There were an awful lot of low profile but interesting things said at the Party of Regions Council meeting at which both President Yanukovych and Prime Minister Azarov were present on 21st March – some of which made it to the President’s website.
So many in fact, I may return to the statements and comments of the meeting over the next few days.
However, today, I will pick up on the issue of the privitisation of the State and municipal print media – a necessary privitisation in line with the commitments of Ukraine to the Parliamentary Assembly of the Council of Europe (PACE).
It would seem the President is rather tired of waiting for this to happen and has issued a direct instruction for this matter to be legislatively prepared and submitted to the RADA by 5th April.
Firstly, it is of course quite right that Ukraine honour its international commitments – but -
The President’s instruction calls for the input of journalists, editors and professional associations for this legislative bill. Today is 22nd March. Unless there has been considerable work on this bill already – including their input – then the time line would seem either impossible to achieve, or the result of the legislation will leave much to be desired.
That said, as is so often the case, Ukraine is not reinventing the wheel here – it is not the only FSU/Warsaw Pact nation to have to deal with this issue. Many have successfully managed it already. Models and legislation therefore already exist amongst Ukraine’s neighbours – albeit every nation is slightly different.
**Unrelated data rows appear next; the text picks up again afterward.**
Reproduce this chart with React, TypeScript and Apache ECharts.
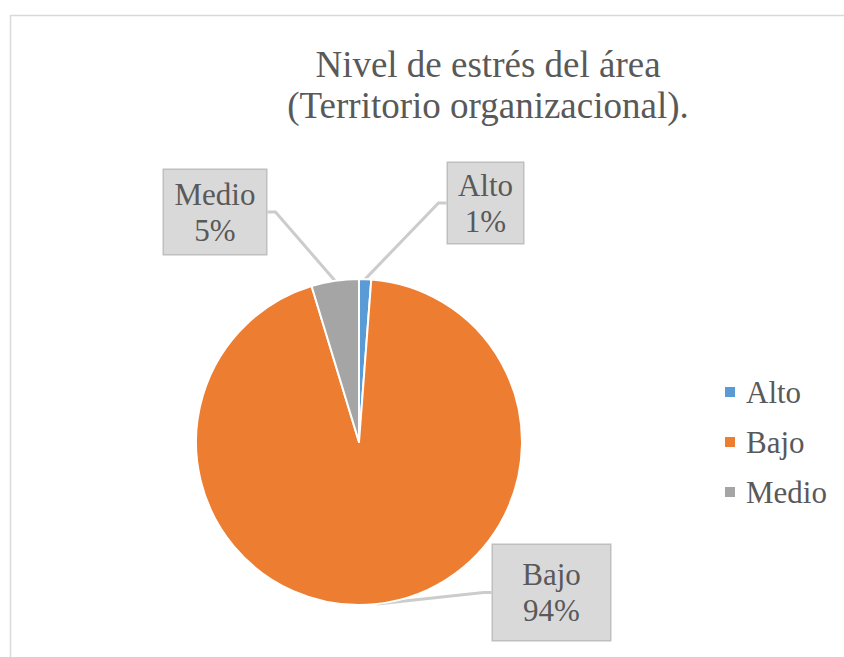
import React, { useEffect, useRef } from "react";
import * as echarts from "echarts";

const TITLE = "Nivel de estrés del área\n(Territorio organizacional).";
const categories = ["Alto", "Bajo", "Medio"];
const values = [1.2, 94.1, 4.7];
const colors = ["#5B9BD5", "#ED7D31", "#A5A5A5"];

// callout box geometry (center x, center y, width, height)
const labelBoxes = [
  [485.5, 203, 75, 80],
  [551.5, 592.5, 117, 95],
  [215, 212, 102, 84],
];

const FONT = '"Times New Roman", "Liberation Serif", serif';
const TEXT_COLOR = "#595959";

export default function App() {
  const ref = useRef<HTMLDivElement>(null);
  useEffect(() => {
    if (!ref.current) return;
    const chart = echarts.init(ref.current, undefined, { renderer: "svg" });
    const data = categories.map((name, i) => ({
      name,
      value: values[i],
      itemStyle: { color: colors[i] },
      label: {
        width: labelBoxes[i][2],
        padding: [(labelBoxes[i][3] - 72) / 2, 0],
      },
    }));
    chart.setOption({
      animation: false,
      backgroundColor: "#ffffff",
      textStyle: { fontFamily: FONT },
      title: {
        text: TITLE,
        left: 488,
        top: 44,
        padding: 0,
        textAlign: "center",
        textVerticalAlign: "top",
        textStyle: {
          fontFamily: FONT,
          fontSize: 37,
          lineHeight: 41,
          fontWeight: "normal",
          color: TEXT_COLOR,
        },
      },
      legend: {
        orient: "vertical",
        left: 723,
        top: 374,
        padding: 0,
        icon: "rect",
        itemWidth: 12,
        itemHeight: 12,
        itemGap: 14,
        selectedMode: false,
        data: categories,
        textStyle: {
          fontFamily: FONT,
          fontSize: 31,
          lineHeight: 36,
          color: TEXT_COLOR,
          padding: [0, 0, 0, 5],
        },
      },
      graphic: [
        {
          type: "rect",
          silent: true,
          shape: { x: 10.5, y: 15.5, width: 1000, height: 1000 },
          style: { fill: "none", stroke: "#D9D9D9", lineWidth: 1.5 },
        },
      ],
      series: [
        {
          type: "pie",
          center: [359, 442],
          radius: [0, 163],
          startAngle: 90,
          clockwise: true,
          percentPrecision: 0,
          avoidLabelOverlap: false,
          emphasis: { disabled: true },
          itemStyle: { borderColor: "#ffffff", borderWidth: 2 },
          label: {
            show: true,
            position: "outside",
            formatter: "{b}\n{d}%",
            fontFamily: FONT,
            fontSize: 31,
            lineHeight: 36,
            color: TEXT_COLOR,
            backgroundColor: "#D9D9D9",
            borderColor: "#BFBFBF",
            borderWidth: 1.5,
            align: "center",
          },
          labelLine: {
            show: true,
            length: 8,
            length2: 8,
            smooth: false,
            lineStyle: { color: "#CCCCCC", width: 3 },
          },
          labelLayout: (params: any) => ({
            x: labelBoxes[params.dataIndex][0],
            y: labelBoxes[params.dataIndex][1],
            align: "center",
            verticalAlign: "middle",
          }),
          data,
        },
      ],
    });
    return () => chart.dispose();
  }, []);
  return (
    <div
      ref={ref}
      style={{ position: "fixed", left: 0, top: 0, width: 844, height: 657 }}
    />
  );
}
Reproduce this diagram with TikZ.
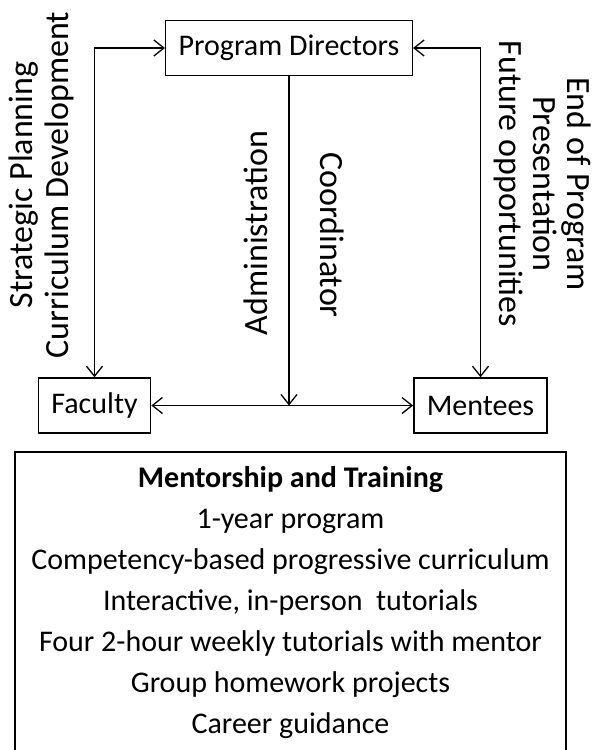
\documentclass[tikz,border=0pt]{standalone}
\usepackage{fontspec}
\setmainfont{Carlito}
\usepackage{tikz}
\usetikzlibrary{arrows.meta, positioning}
\tikzset{
>={Straight Barb[length=10pt,width=16pt]}, % open arrow heads
role/.style={draw, line width=1.5pt, inner xsep=13pt, minimum height=55pt, font=\fontsize{30}{36}\selectfont}, % the three boxes
link/.style={line width=1.3pt}, % the connectors
side/.style={align=center, font=\fontsize{34}{36}\selectfont}, % rotated labels
}

\begin{document}
\begin{tikzpicture}[x=1pt, y=-1pt]
    \useasboundingbox (0,0) rectangle (593,750);
    % Boxes
    \node[role] (dir) at (289,48) {Program Directors};
    \node[role] (fac) at (94.5,405.5) {Faculty};
    \node[role] (men) at (480.5,405.5) {Mentees};

    % Connectors
    \draw[link, <->] (dir.west) -| (fac.north);
    \draw[link, <->] (dir.east) -| (men.north);
    \draw[link, <->] (fac.east) -- (men.west);
    \draw[link, ->] (dir.south) -- (dir.south |- fac.east);

    % Labels
    \node[side, rotate=90] (plan) at (41,185) {Strategic Planning\\Curriculum Development};
    \node[side, rotate=90] (admin) at (256,233) {Administration};
    \node[side, rotate=-90] (coord) at (332,235) {Coordinator};
    \node[side, rotate=-90, font=\fontsize{34}{34}\selectfont] (end) at (543,184) {End of Program\\Presentation\\Future opportunities};

    % Training box
    \node[draw, line width=1.5pt, minimum width=551pt, minimum height=302pt, align=center,
      font=\fontsize{30}{41}\selectfont] (train) at (290.5,603)
      {\textbf{Mentorship and Training}\\1-year program\\Competency-based progressive curriculum\\Interactive, in-person\ \ tutorials\\Four 2-hour weekly tutorials with mentor\\Group homework projects\\Career guidance};
  \end{tikzpicture}
\end{document}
Arguably this privitisation is one of the easiest and less politically fraught ways of displaying progress in media reforms – as demanded by both the EU and CoE respectively, whilst not forcing the oligarchy to hold media assets that are not part of their core business to save the media falling under the control of the opposition – if indeed they have that much interest in owning it.
After all, what exactly does the State and municipal print media produce that could rival the TV, radio and on-line media assets controlled by the oligarchy? What immediate danger is there in privitising those who, in the main, produce forms, books and information pamphlets – particularly when any owner of a newly privitised print company will be needing the national and local government work to survive whilst they try and expand into other areas of print?
But therein is the problem for would-be owners when this privitisation comes to pass.
Buying such entities leaves a heavy reliance on the patriarchal benevolence of central and/or local government to have continued State and municipal work come your way.
Given the issues facing print media in general via the competition from TV, radio and the Internet, what chance of meaningful and profitable expansion?
In short, unless you are guaranteed a lucrative central/local government contract – for example the production of biometric passports, or the Odessa City Administration contract for forms and pamphleteering – why would you entertain buying a privitised State print entity? You would surely have to sit very comfortably within the existing national or local patriarchy to entertain the idea.
That being so, whilst it is an international commitment of Ukraine to privatise the State and municipal print media, any successful privitisation would seem destined to simply give control of the State/municipality entities to vested interests via nothing more than an intermediary/shell in practice.
You wonder whether, perhaps, such entities could have been spun off to become something similar to a “University Press” – possibly under an LLC protective umbrella for respective universities – and then such municipal funds spent for books, pamphlets and forms et al., could at least then be used to off-set the costs of – or indeed expand – the universities in local cities and towns.
It is just one thought that comes to mind without spending no more than 5 seconds contemplating the issue. If I gave it more thought, undoubtedly other, and perhaps better, proposals would come to mind.
Anyway – two immediate issues come to mind. The legislative time table, and lack of time to arrive at anything resembling decent legislation – and secondly, who will want to buy such entities without some form of long term guarantee of continued work from the State/local government?
If such guarantees are forthcoming, then these entities will most certainly be bought by those who sit snuggly within the patriarchy. Is that then privitisation – or cronyism/corruption adopted under the cloak of promises to the EU and Council of Europe?